Diarista não é empregada, então, não tem carteira. Acredito que esse número deva ter aumentado mesmo, pois o empregador levou um choque quando essa categoria ganhou o direito à estabilidade gestante [Lei n.º 11.324, de 19 de julho de 2006].

Ela garante emprego e salário desde a confirmação da gravidez até cinco meses após o parto. Se ela descobre que está grávida no segundo mês, o empregador, se quiser mandá-la embora, é compelido a pagar um total de 12 meses de salário, fora o aviso prévio e a incidência sobre férias e 13º salário.

Isso é bom para os bons empregados, mas maus empregados podem acabar tirando proveito da situação, faltando ao emprego, por exemplo.

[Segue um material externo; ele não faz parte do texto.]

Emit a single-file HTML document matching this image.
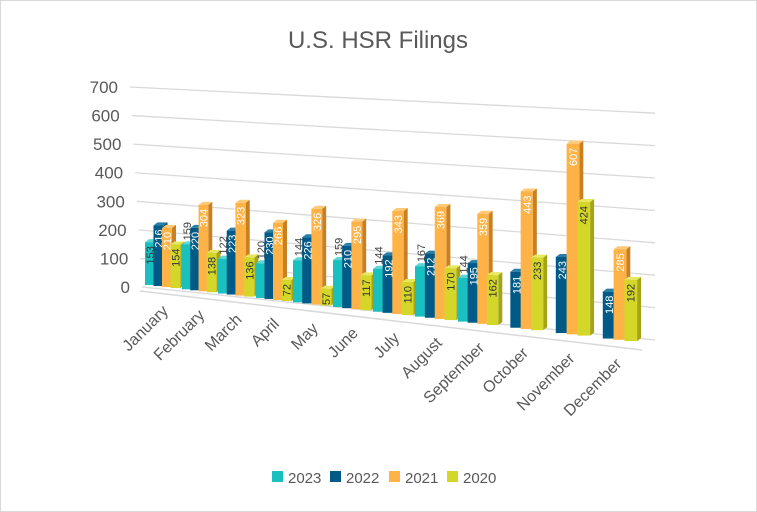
<!DOCTYPE html>
<html><head><meta charset="utf-8"><style>
body{margin:0;background:#fff}
svg{display:block;font-family:"Liberation Sans",sans-serif}
</style></head><body>
<svg id="s" width="757" height="512" viewBox="0 0 757 512" xmlns="http://www.w3.org/2000/svg">
<rect x="0.5" y="0.5" width="756" height="511" fill="#fff" stroke="#d9d9d9"/>
<text x="378" y="48" text-anchor="middle" font-size="24" fill="#595959">U.S. HSR Filings</text>
<g id="g"></g>
<g font-size="15" fill="#595959">
<rect x="272" y="471" width="11" height="11" fill="#1ABFC0"/><text x="288" y="483">2023</text>
<rect x="330" y="471" width="11" height="11" fill="#005A87"/><text x="346" y="483">2022</text>
<rect x="389" y="471" width="11" height="11" fill="#FFB347"/><text x="405" y="483">2021</text>
<rect x="447" y="471" width="11" height="11" fill="#D4D62A"/><text x="463" y="483">2020</text>
</g>
</svg>
<script>
var g=document.getElementById('g'),h='';
for(var v=0;v<=700;v+=100){
 var x1=142-v/700*12,y1=287-v*0.2857,x2=655,y2=340-v*0.324;
 h+='<line x1="'+x1+'" y1="'+y1+'" x2="'+x2+'" y2="'+y2+'" stroke="#d9d9d9" stroke-width="1.3"/>';
 h+='<text x="'+(x1-12)+'" y="'+(y1+6)+'" text-anchor="end" font-size="17" fill="#595959">'+v+'</text>';
}
h+='<line x1="140" y1="291" x2="642" y2="350" stroke="#d9d9d9" stroke-width="1.5"/>';
var gx=[145,182,218,256,293,333,373,415,458,500,545,592];
var months=['January','February','March','April','May','June','July','August','September','October','November','December'];
var D=[[153,159,122,120,144,159,144,167,144,null,null,null],
[216,220,223,230,226,210,192,212,195,181,243,148],
[210,304,323,266,326,295,343,369,359,443,607,285],
[154,138,136,72,57,117,110,170,162,233,424,192]];
var C=[['#1ABFC0','#5fd6d6','#0f9495','#333'],['#005A87','#2a7fa8','#003f60','#fff'],['#FFB347','#ffc978','#c98020','#fff'],['#D4D62A','#e6e860','#a3a515','#333']];
function base(x){return 285+(x-145)*0.117}
function k(x){return 0.28+(x-145)/495*0.04}
for(var m=0;m<12;m++){
 var sp=m<11?gx[m+1]-gx[m]:47, s=sp/37;
 for(var i=0;i<4;i++){
  var val=D[i][m]; if(val==null)continue;
  var x=gx[m]+i*8.5*s, w=10*s, b=base(x), ht=val*k(x), t=b-ht, dx=4, dy=-3;
  h+='<polygon points="'+(x+w)+','+t+' '+(x+w+dx)+','+(t+dy)+' '+(x+w+dx)+','+(b+dy)+' '+(x+w)+','+b+'" fill="'+C[i][2]+'"/>';
  h+='<polygon points="'+x+','+t+' '+(x+dx)+','+(t+dy)+' '+(x+w+dx)+','+(t+dy)+' '+(x+w)+','+t+'" fill="'+C[i][1]+'"/>';
  h+='<rect x="'+x+'" y="'+t+'" width="'+w+'" height="'+ht+'" fill="'+C[i][0]+'"/>';
  var lx=x+w/2+4, ly=t+4, col=C[i][3], anc='end';
  if(i==0&&m>0){lx=x+w/2+4;ly=t-4;anc='start';col='#404040';}
  h+='<text transform="translate('+lx+','+ly+') rotate(-90)" text-anchor="'+anc+'" font-size="11" fill="'+col+'">'+val+'</text>';
 }
 var ex=gx[m]+24*s, ey=base(ex)+24;
 h+='<text transform="translate('+ex+','+ey+') rotate(-45)" text-anchor="end" font-size="16" fill="#595959">'+months[m]+'</text>';
}
g.innerHTML=h;
</script>
</body></html>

A PEC prevê ainda outros benefícios como adicional norturno e outras incidências, creche, FGTS etc. Alguns fazem sentido, mas estão assustando o empregador.

Qual a senhora acha que seria a dinâmica mais justa para equilibrar o direito entre patroas e domésticas?

Livre negociação, como tem em Portugal e em outros países da Europa. Respeitando 13º salário, férias, salário mínimo, enfim, os direitos básicos. FGTS também, mas sem a multa. Acho 8% muito pesado para o empregador como depósito fundiário.

Folha -Em alguns países, ter um empregado doméstico é considerado luxo. A senhora acha que isso pode acontecer aqui?

Nos Estados Unidos, a realidade é outra. Aqui no Brasil, ainda temos um contingente muito grande de pessoas analfabetas --e vai ficar cada vez pior, pois ninguém pensa em elevar o salário dos professores, de quem educa.

Empregado doméstico tem salário maior e mais benefícios do que os professores. Essas pessoas não vão ter condições de disputar mercado com quem teve educação. O problema migratório no Brasil é gravíssimo. Muitos não têm profissão nem experiência profissional para disputar o mercado. Muitas vezes, essas pessoas economicamente prejudicadas e desprovidas precisam morar na casa de alguém para trabalhar e ganhar dinheiro.

Mas será que a tendência não é que essas pessoas busquem outras profissões e mais qualificação?

Vão ter que fazer isso, né? Os empregadores não vão ter condições de empregá-las. Mas acredito que muitos não vão ter preparo educacional nem profissional para encarar outras profissões.